I am a scholar, activist and a mom of 5 kids (ages 13 ,9, 7, 4, and 4,). I am affiliated with the University of the Pacific, a small liberal arts college in northern California, and have been there for 10 years. My passion is gender, religion and justice. My current work is in Rwanda, where I co-lead a team of scholars on several projects, including how women use religion as a resource for reconciliation.
My name is David Howlett.
My research consistently engages various forms of religious mobility: e.g., pilgrimage journeys, changing understandings of sacred places, transnational connections between groups, and religious conversion. Trained initially as a historian of religions in North America, I have increasingly brought the latter field into dialogue with globalization studies.
Aloha! Chiung Hwang Chen here.
I am a professor at BYU Hawaii. My main research interests include gender, race, religion, and political issues in media and cultural studies. I have two daughters: one is a junior at the University of Pittsburgh, and another in high school. My husband, Ethan Yorgason, is a cultural geographer and also keen on Mormon studies.
My name is Thomas Murphy.
I have a B.A. in religion and anthropology from the U. of Iowa (1994) and an M.A. and Ph.D. in anthropology from U. of Washington (1996, 2003). I currently lead the Learn and Serve Environmental Anthropology Field (LEAF) School at Edmonds CC in Lynnwood, WA.
My name is James Perry.
I am currently based at Lancaster University, where I am an Associate Lecturer and doctoral candidate in the History Department.
My name is Chrystal Vanel.
I am a postdoctoral researcher (GSRL-Paris). I have a PhD in Sociology (EPHE-Sorbonne), an MA in Religious Studies (EPHE-Sorbonne), a BA in History (University Paris 1-Panthéon-Sorbonne) and I am currently completing a BA in theology (University of Geneva). I also studied and taught at Washington University in St Louis (Fall Semester 2007).
My name is Sujey Vega.
I’m an Assistant Professor of Women and Gender Studies at Arizona State University. My primarily research focus explores Latina/o immigrant communities in the United States, with a specific interest on religious social networks and ethnic belonging to cultures/nations across borders.

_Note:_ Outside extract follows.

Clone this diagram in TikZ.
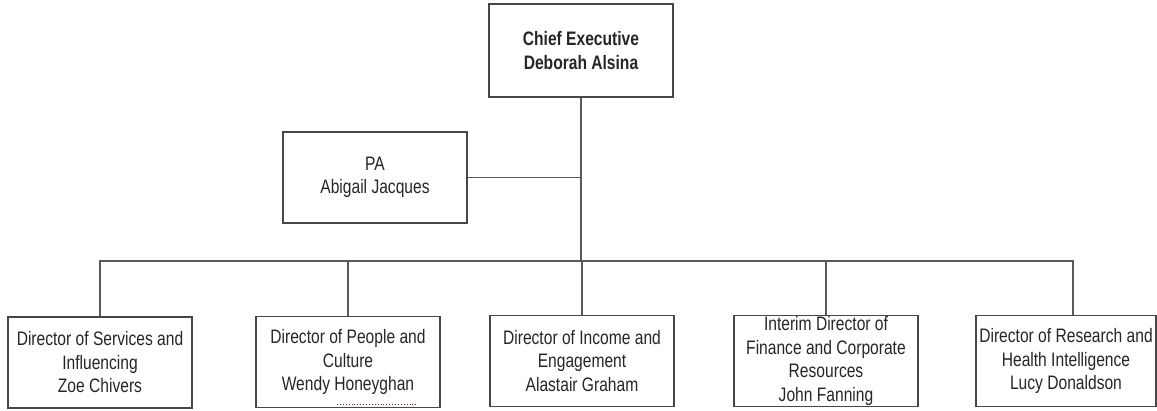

My name is Melissa Wei-Tsing Inouye.
I’m a fourth-generation Chinese-Japanese American. My Chinese great-grandfather came to the US from Guangdong province as a “paper son” and established himself as a farmer in Utah, where he was known as “the Celery King”. My major research field is the history of Christianity in China. I am particularly interested in the intersection of miraculous discourse with global modernity.